Reproduce the listing below in full and without alteration, apart from its pictures.

start DATA EXTRACT

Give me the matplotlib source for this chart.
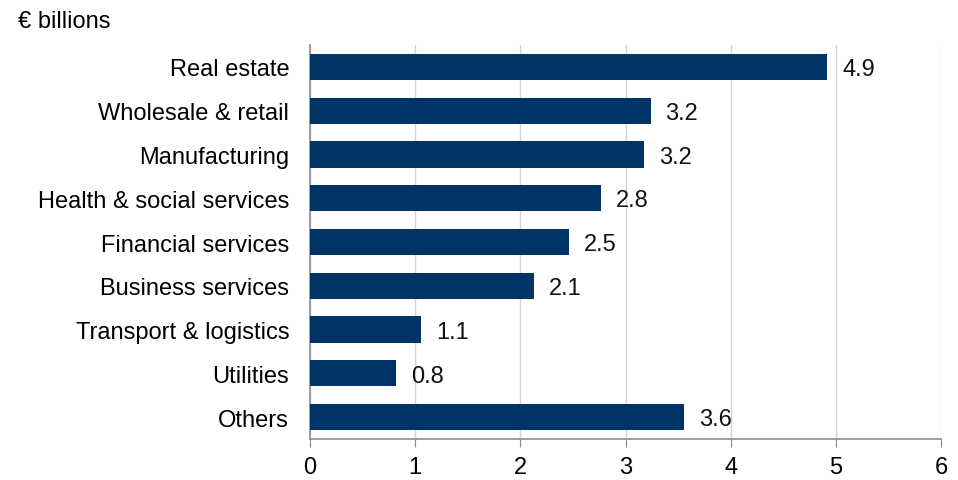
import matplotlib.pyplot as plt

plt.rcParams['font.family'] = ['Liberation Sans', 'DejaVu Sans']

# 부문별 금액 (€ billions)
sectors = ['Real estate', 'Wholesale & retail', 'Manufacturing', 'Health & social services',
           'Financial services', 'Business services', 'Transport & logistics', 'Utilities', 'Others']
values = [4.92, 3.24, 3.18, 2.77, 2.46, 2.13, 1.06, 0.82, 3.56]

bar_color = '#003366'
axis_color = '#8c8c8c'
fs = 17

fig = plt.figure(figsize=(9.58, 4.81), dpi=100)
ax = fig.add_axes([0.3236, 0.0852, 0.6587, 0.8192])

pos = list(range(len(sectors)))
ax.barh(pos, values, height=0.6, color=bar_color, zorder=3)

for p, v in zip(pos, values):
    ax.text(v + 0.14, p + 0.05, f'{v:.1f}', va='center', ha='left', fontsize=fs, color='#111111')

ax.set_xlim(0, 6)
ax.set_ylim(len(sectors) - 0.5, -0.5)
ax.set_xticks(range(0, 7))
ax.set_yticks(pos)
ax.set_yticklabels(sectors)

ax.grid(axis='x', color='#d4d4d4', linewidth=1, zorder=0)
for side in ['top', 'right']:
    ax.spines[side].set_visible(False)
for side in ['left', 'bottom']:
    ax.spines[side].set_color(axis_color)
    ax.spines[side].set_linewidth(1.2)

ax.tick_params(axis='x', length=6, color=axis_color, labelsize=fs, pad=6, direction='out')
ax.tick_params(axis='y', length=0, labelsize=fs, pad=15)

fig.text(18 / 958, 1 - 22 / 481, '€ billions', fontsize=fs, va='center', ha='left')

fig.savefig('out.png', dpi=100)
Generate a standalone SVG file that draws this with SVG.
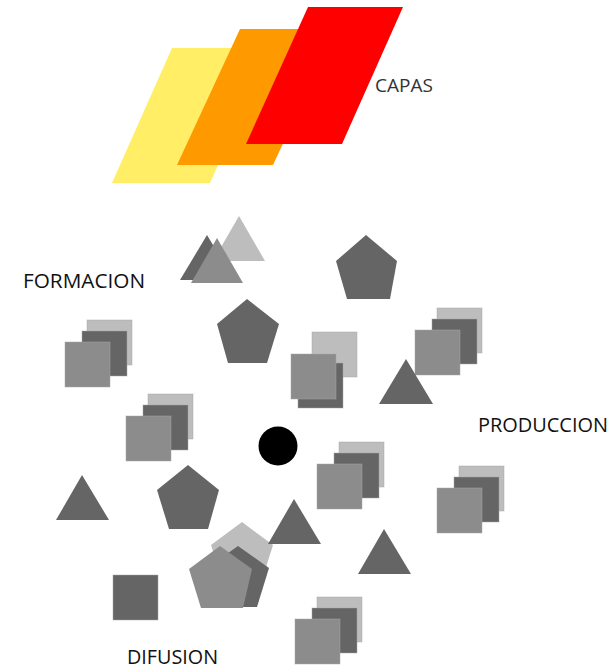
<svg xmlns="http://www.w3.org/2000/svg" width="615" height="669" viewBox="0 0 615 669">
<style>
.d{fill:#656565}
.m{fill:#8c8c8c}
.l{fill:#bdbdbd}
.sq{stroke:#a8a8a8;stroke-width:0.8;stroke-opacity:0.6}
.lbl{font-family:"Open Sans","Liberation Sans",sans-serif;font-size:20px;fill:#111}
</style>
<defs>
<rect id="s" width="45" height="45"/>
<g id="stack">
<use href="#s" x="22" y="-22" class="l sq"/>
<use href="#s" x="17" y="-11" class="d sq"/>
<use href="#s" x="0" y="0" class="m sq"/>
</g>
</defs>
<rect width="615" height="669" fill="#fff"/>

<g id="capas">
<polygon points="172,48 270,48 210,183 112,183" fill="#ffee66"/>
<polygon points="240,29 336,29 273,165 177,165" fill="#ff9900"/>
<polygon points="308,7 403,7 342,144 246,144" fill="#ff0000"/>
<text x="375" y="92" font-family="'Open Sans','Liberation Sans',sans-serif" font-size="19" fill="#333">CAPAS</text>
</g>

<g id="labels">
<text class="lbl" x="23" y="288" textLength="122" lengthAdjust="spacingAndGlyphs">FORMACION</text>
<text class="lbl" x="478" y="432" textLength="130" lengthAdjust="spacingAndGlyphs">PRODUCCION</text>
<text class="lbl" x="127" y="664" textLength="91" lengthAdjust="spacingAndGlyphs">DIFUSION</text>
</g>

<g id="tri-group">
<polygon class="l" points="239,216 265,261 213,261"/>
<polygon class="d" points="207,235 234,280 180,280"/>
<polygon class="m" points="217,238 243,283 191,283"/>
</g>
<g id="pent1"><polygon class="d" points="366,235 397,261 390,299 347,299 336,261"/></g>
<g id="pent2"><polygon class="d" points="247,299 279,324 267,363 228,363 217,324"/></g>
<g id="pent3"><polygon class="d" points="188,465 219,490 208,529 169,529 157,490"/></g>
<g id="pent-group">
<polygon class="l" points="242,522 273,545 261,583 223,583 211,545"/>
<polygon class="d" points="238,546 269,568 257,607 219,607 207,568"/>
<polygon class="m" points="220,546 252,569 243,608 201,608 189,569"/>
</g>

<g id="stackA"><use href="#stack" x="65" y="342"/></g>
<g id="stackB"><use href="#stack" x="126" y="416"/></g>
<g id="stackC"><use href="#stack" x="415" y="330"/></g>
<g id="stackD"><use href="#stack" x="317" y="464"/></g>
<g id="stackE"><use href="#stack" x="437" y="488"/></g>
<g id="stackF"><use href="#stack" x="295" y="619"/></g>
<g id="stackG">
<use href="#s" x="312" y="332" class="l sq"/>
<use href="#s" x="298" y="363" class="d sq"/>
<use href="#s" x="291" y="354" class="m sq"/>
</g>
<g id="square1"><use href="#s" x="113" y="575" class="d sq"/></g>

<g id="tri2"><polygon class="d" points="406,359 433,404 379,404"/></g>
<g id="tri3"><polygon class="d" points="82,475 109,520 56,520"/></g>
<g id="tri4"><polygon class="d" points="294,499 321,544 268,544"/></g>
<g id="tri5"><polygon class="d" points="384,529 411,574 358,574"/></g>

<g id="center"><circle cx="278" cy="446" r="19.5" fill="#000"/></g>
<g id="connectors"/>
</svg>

end DATA EXTRACT

TASK RESPONSE:
Give me the matplotlib source for this chart.
import matplotlib.pyplot as plt

plt.rcParams['font.family'] = ['Liberation Sans', 'DejaVu Sans']

# 부문별 금액 (€ billions)
sectors = ['Real estate', 'Wholesale & retail', 'Manufacturing', 'Health & social services',
           'Financial services', 'Business services', 'Transport & logistics', 'Utilities', 'Others']
values = [4.92, 3.24, 3.18, 2.77, 2.46, 2.13, 1.06, 0.82, 3.56]

bar_color = '#003366'
axis_color = '#8c8c8c'
fs = 17

fig = plt.figure(figsize=(9.58, 4.81), dpi=100)
ax = fig.add_axes([0.3236, 0.0852, 0.6587, 0.8192])

pos = list(range(len(sectors)))
ax.barh(pos, values, height=0.6, color=bar_color, zorder=3)

for p, v in zip(pos, values):
    ax.text(v + 0.14, p + 0.05, f'{v:.1f}', va='center', ha='left', fontsize=fs, color='#111111')

ax.set_xlim(0, 6)
ax.set_ylim(len(sectors) - 0.5, -0.5)
ax.set_xticks(range(0, 7))
ax.set_yticks(pos)
ax.set_yticklabels(sectors)

ax.grid(axis='x', color='#d4d4d4', linewidth=1, zorder=0)
for side in ['top', 'right']:
    ax.spines[side].set_visible(False)
for side in ['left', 'bottom']:
    ax.spines[side].set_color(axis_color)
    ax.spines[side].set_linewidth(1.2)

ax.tick_params(axis='x', length=6, color=axis_color, labelsize=fs, pad=6, direction='out')
ax.tick_params(axis='y', length=0, labelsize=fs, pad=15)

fig.text(18 / 958, 1 - 22 / 481, '€ billions', fontsize=fs, va='center', ha='left')

fig.savefig('out.png', dpi=100)
Generate a standalone SVG file that draws this with SVG.
<svg xmlns="http://www.w3.org/2000/svg" width="615" height="669" viewBox="0 0 615 669">
<style>
.d{fill:#656565}
.m{fill:#8c8c8c}
.l{fill:#bdbdbd}
.sq{stroke:#a8a8a8;stroke-width:0.8;stroke-opacity:0.6}
.lbl{font-family:"Open Sans","Liberation Sans",sans-serif;font-size:20px;fill:#111}
</style>
<defs>
<rect id="s" width="45" height="45"/>
<g id="stack">
<use href="#s" x="22" y="-22" class="l sq"/>
<use href="#s" x="17" y="-11" class="d sq"/>
<use href="#s" x="0" y="0" class="m sq"/>
</g>
</defs>
<rect width="615" height="669" fill="#fff"/>

<g id="capas">
<polygon points="172,48 270,48 210,183 112,183" fill="#ffee66"/>
<polygon points="240,29 336,29 273,165 177,165" fill="#ff9900"/>
<polygon points="308,7 403,7 342,144 246,144" fill="#ff0000"/>
<text x="375" y="92" font-family="'Open Sans','Liberation Sans',sans-serif" font-size="19" fill="#333">CAPAS</text>
</g>

<g id="labels">
<text class="lbl" x="23" y="288" textLength="122" lengthAdjust="spacingAndGlyphs">FORMACION</text>
<text class="lbl" x="478" y="432" textLength="130" lengthAdjust="spacingAndGlyphs">PRODUCCION</text>
<text class="lbl" x="127" y="664" textLength="91" lengthAdjust="spacingAndGlyphs">DIFUSION</text>
</g>

<g id="tri-group">
<polygon class="l" points="239,216 265,261 213,261"/>
<polygon class="d" points="207,235 234,280 180,280"/>
<polygon class="m" points="217,238 243,283 191,283"/>
</g>
<g id="pent1"><polygon class="d" points="366,235 397,261 390,299 347,299 336,261"/></g>
<g id="pent2"><polygon class="d" points="247,299 279,324 267,363 228,363 217,324"/></g>
<g id="pent3"><polygon class="d" points="188,465 219,490 208,529 169,529 157,490"/></g>
<g id="pent-group">
<polygon class="l" points="242,522 273,545 261,583 223,583 211,545"/>
<polygon class="d" points="238,546 269,568 257,607 219,607 207,568"/>
<polygon class="m" points="220,546 252,569 243,608 201,608 189,569"/>
</g>

<g id="stackA"><use href="#stack" x="65" y="342"/></g>
<g id="stackB"><use href="#stack" x="126" y="416"/></g>
<g id="stackC"><use href="#stack" x="415" y="330"/></g>
<g id="stackD"><use href="#stack" x="317" y="464"/></g>
<g id="stackE"><use href="#stack" x="437" y="488"/></g>
<g id="stackF"><use href="#stack" x="295" y="619"/></g>
<g id="stackG">
<use href="#s" x="312" y="332" class="l sq"/>
<use href="#s" x="298" y="363" class="d sq"/>
<use href="#s" x="291" y="354" class="m sq"/>
</g>
<g id="square1"><use href="#s" x="113" y="575" class="d sq"/></g>

<g id="tri2"><polygon class="d" points="406,359 433,404 379,404"/></g>
<g id="tri3"><polygon class="d" points="82,475 109,520 56,520"/></g>
<g id="tri4"><polygon class="d" points="294,499 321,544 268,544"/></g>
<g id="tri5"><polygon class="d" points="384,529 411,574 358,574"/></g>

<g id="center"><circle cx="278" cy="446" r="19.5" fill="#000"/></g>
<g id="connectors"/>
</svg>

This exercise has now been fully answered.